I have no books, penitential or other, said the author of The Way to Christ, but I have myself. And one who early fell in love with her own salvation, and who kept true to her first love, and whom Behmen would have loved to have had for a daughter, she reports herself from the Valley of Humiliation in these inimitable terms:
‘This place, methinks, suits well with my spirit. For I love to be in such places where there is no rattling with coaches, and no rumbling with wheels. Methinks, one may here, without much molestation, be thinking what he was, whence he came, what he has done, and to what his King has called him. Here one may think and break at heart, and may melt in one’s spirit until one’s eyes become like the fish-pools of Heshbon.’
‘Here one may think and break at heart.’ As much as to say that all our hearts would be broken, and all our eyes would be fountains of tears, if we would only think on the topics on which Mercy thought so much and so sweetly and so profitably. Thinking, then, just thinking, is another sure stratagem to be confidently recommended to all those who have neither the money to buy penitential books, nor have the help they so much need but in vain look for from their ministers’ pulpits.
‘More tears,’ said McCheyne to himself when he was inquiring what was wanting in order to secure more success in missionary work. ‘More tears,’ he said, for the lost estate of this whole world, and more tears for the‘unqualifiedness,’ as Mr. Weteyes called it, of those who go out to do missionary work. Let both home ministers and foreign missionaries also shed far more tears, said McCheyne. ‘Tears gain everything,’ says Santa Teresa, in her so tearful autobiography. And then the restoration Psalmist strikes in to comfort both Teresa and McCheyne and says to them:
‘They that sow in tears shall reap in joy. He that goeth forth and weepeth, bearing precious seed, shall doubtless come again with rejoicing, bringing his sheaves with him.’
Let us all close with seeking to say each one his own Amen to this penitential prayer of the great Weteyes of the English Church:
‘Thou knowest, O Lord, that I have great heaviness, and continual sorrow in my heart, for the way I have sinned against Thee. But, with all that, I am a burden to myself in that I cannot sorrow more.

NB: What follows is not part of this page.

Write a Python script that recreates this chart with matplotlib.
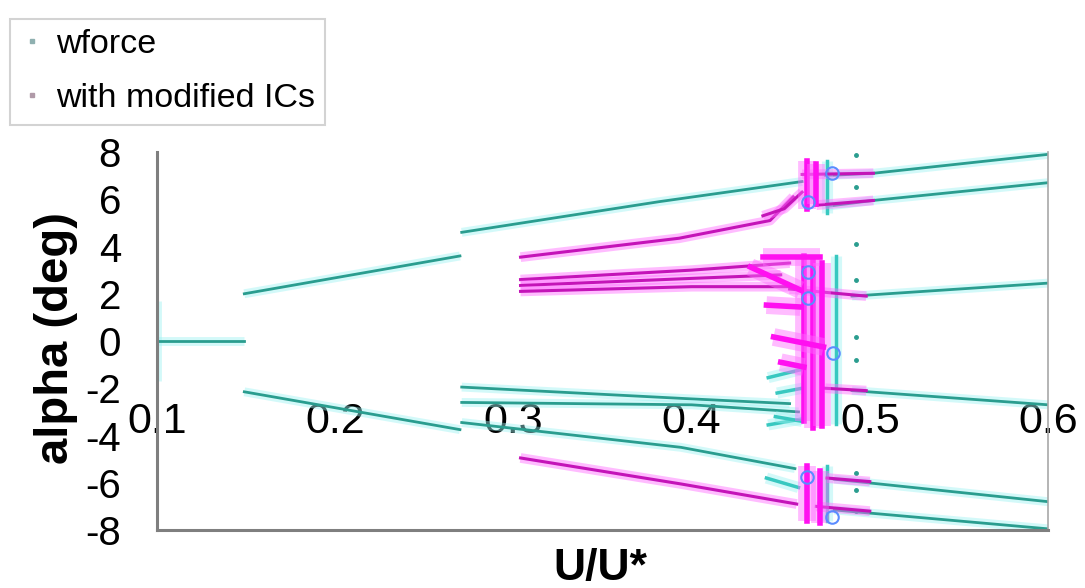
import matplotlib
matplotlib.use('Agg')
import matplotlib.pyplot as plt
from matplotlib.lines import Line2D

plt.rcParams['font.family'] = ['Liberation Sans', 'DejaVu Sans']

# ---- data (U/U*, alpha in deg) ----
# wforce: one list per branch
wforce_x = [
    [0.100, 0.100],
    [0.100, 0.149],
    [0.149, 0.270],
    [0.149, 0.270],
    [0.271, 0.382, 0.462],
    [0.271, 0.394, 0.458],
    [0.271, 0.400, 0.455],
    [0.271, 0.400, 0.460],
    [0.475, 0.502, 0.600],
    [0.476, 0.502, 0.600],
    [0.490, 0.600],
    [0.490, 0.600],
    [0.480, 0.600],
    [0.480, 0.600],
]
wforce_y = [
    [1.7, -1.7],
    [0.0, 0.0],
    [2.0, 3.6],
    [-2.15, -3.75],
    [4.6, 5.9, 6.75],
    [-3.45, -4.5, -5.4],
    [-1.95, -2.45, -2.65],
    [-2.6, -2.7, -3.0],
    [7.0, 7.1, 7.9],
    [5.7, 5.95, 6.7],
    [1.9, 2.45],
    [-2.1, -2.7],
    [-5.85, -6.8],
    [-7.15, -7.95],
]
# wforce scatter inside the transition region near U/U* = 0.47
wforce_cloud_x = [[0.481, 0.481], [0.476, 0.476], [0.476, 0.476],
                  [0.443, 0.462], [0.443, 0.462], [0.447, 0.462], [0.442, 0.460],
                  [0.448, 0.462]]
wforce_cloud_y = [[3.6, -3.5], [7.6, 5.4], [-5.3, -7.6],
                  [-1.55, -1.2], [-3.55, -3.3], [-3.2, -3.4], [-5.8, -6.2],
                  [-2.2, -2.0]]
wforce_dots_x = [0.492, 0.492, 0.492, 0.492, 0.492, 0.492, 0.492, 0.492, 0.492]
wforce_dots_y = [7.87, 6.5, 4.1, 2.58, 0.17, -0.8, -5.6, -6.3, -7.2]
ring_x = [0.4653, 0.479, 0.4653, 0.4653, 0.4794, 0.465, 0.479]
ring_y = [5.88, 7.1, 2.92, 1.82, -0.5, -5.75, -7.45]

# with modified ICs
mod_x = [
    [0.304, 0.393, 0.444, 0.457],
    [0.440, 0.452, 0.462],
    [0.304, 0.400, 0.455],
    [0.304, 0.400, 0.450],
    [0.304, 0.400, 0.455],
    [0.304, 0.394, 0.459],
    [0.462, 0.502],
    [0.470, 0.502],
    [0.455, 0.498],
    [0.475, 0.498],
    [0.476, 0.500],
    [0.470, 0.500],
]
mod_y = [
    [3.55, 4.35, 5.1, 6.1],
    [5.3, 5.6, 6.3],
    [2.6, 3.0, 3.3],
    [2.35, 2.65, 2.8],
    [2.1, 2.3, 2.3],
    [-4.95, -6.05, -6.9],
    [7.05, 7.1],
    [5.75, 5.95],
    [2.2, 1.9],
    [-2.0, -2.1],
    [-5.8, -5.95],
    [-7.0, -7.2],
]
mod_cloud_x = [[0.463, 0.463], [0.468, 0.468], [0.473, 0.473],
               [0.465, 0.465], [0.470, 0.470],
               [0.465, 0.465], [0.472, 0.472],
               [0.440, 0.472], [0.446, 0.474],
               [0.433, 0.461], [0.442, 0.461], [0.450, 0.463]]
mod_cloud_y = [[3.6, -3.4], [3.5, -3.7], [3.3, -3.6],
               [7.6, 5.6], [7.5, 5.8],
               [-5.3, -7.6], [-5.5, -7.7],
               [3.55, 3.55], [0.17, -0.25],
               [3.13, 2.16], [1.52, 1.44], [-0.9, -1.1]]

x_ticks = [0.1, 0.2, 0.3, 0.4, 0.5, 0.6]
x_labels = ['0.1', '0.2', '0.3', '0.4', '0.5', '0.6']
y_ticks = [-8, -6, -4, -2, 0, 2, 4, 6, 8]
y_labels = ['-8', '-6', '-4', '-2', '0', '2', '4', '6', '8']

cyan = '#2a9d8f'
cyan_halo = '#9ff3f3'
mag = '#c414b8'
mag_halo = '#ff6cff'

fig = plt.figure(figsize=(10.85, 5.88), dpi=100)
ax = fig.add_axes([0.1447, 0.0986, 0.8212, 0.6429])


def branch(xs, ys, c, halo, lw=2.0):
    ax.plot(xs, ys, color=halo, lw=lw * 3.2, alpha=0.45, solid_capstyle='butt')
    ax.plot(xs, ys, color=c, lw=lw)


for xs, ys in zip(wforce_x, wforce_y):
    branch(xs, ys, cyan, cyan_halo)
for xs, ys in zip(wforce_cloud_x, wforce_cloud_y):
    branch(xs, ys, '#38c8c0', cyan_halo, 2.5)
ax.plot(wforce_dots_x, wforce_dots_y, '.', color=cyan, ms=5)

for xs, ys in zip(mod_x, mod_y):
    branch(xs, ys, mag, mag_halo, 2.2)
for xs, ys in zip(mod_cloud_x, mod_cloud_y):
    branch(xs, ys, '#ff10f0', mag_halo, 4.0)
ax.plot(ring_x, ring_y, 'o', mfc='none', mec='#5a8cff', ms=9, mew=1.5)

ax.set_xlim(0.1, 0.6)
ax.set_ylim(-8, 8)
ax.set_xticks(x_ticks)
ax.set_xticklabels(x_labels)
ax.set_yticks(y_ticks)
ax.set_yticklabels(y_labels)
ax.tick_params(axis='x', length=0, pad=-92, labelsize=31)
ax.tick_params(axis='y', length=0, pad=26, labelsize=29)

ax.spines['top'].set_visible(False)
for s in ['left', 'bottom']:
    ax.spines[s].set_color('#7f7f7f')
    ax.spines[s].set_linewidth(2.2)
ax.spines['right'].set_color('#a8a8a8')
ax.spines['right'].set_linewidth(1.2)

ax.set_ylabel('alpha (deg)', fontsize=34, fontweight='bold')
ax.yaxis.set_label_coords(-0.089, 0.508)
ax.set_xlabel('U/U*', fontsize=32, fontweight='bold')
ax.xaxis.set_label_coords(0.497, -0.048)

handles = [Line2D([], [], marker='s', ls='none', ms=3, color='#8fb0b0'),
           Line2D([], [], marker='s', ls='none', ms=3, color='#b09aa8')]
leg = fig.legend(handles, ['wforce', 'with modified ICs'], loc='upper left',
                 bbox_to_anchor=(10 / 1085, 1 - 19 / 588), bbox_transform=fig.transFigure,
                 borderaxespad=0, fontsize=24.5, handlelength=0.7, handletextpad=0.36,
                 borderpad=0.3, labelspacing=0.68, fancybox=False)
leg.get_frame().set_edgecolor('#c8c8c8')
leg.get_frame().set_linewidth(1.5)

fig.savefig('out.png', dpi=100)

I beseech Thee, then, for a contrite heart, and for tears of blood for my great sins. Woe is me, for the sinfulness of my life, and for the hardness of my heart, and the dryness of my eyes. I can sin; but, of myself, I cannot repent. I am dried up like a potsherd. Woe, woe is me. Turn, O Lord, the hard rock into a pool. Give tears: give a fountain of tears. Give the grace of tears. Tears, such as Thou didst give to David, and to Jeremiah, and to Peter, and to Mary Magdalene. Give me some of the tears of the Man of Sorrows. And blessed be His Name, who so wept and so bled for me! Blessed be His name for ever by me! Even the Name of the Man of Sorrows and acquainted with grief for me. Amen.’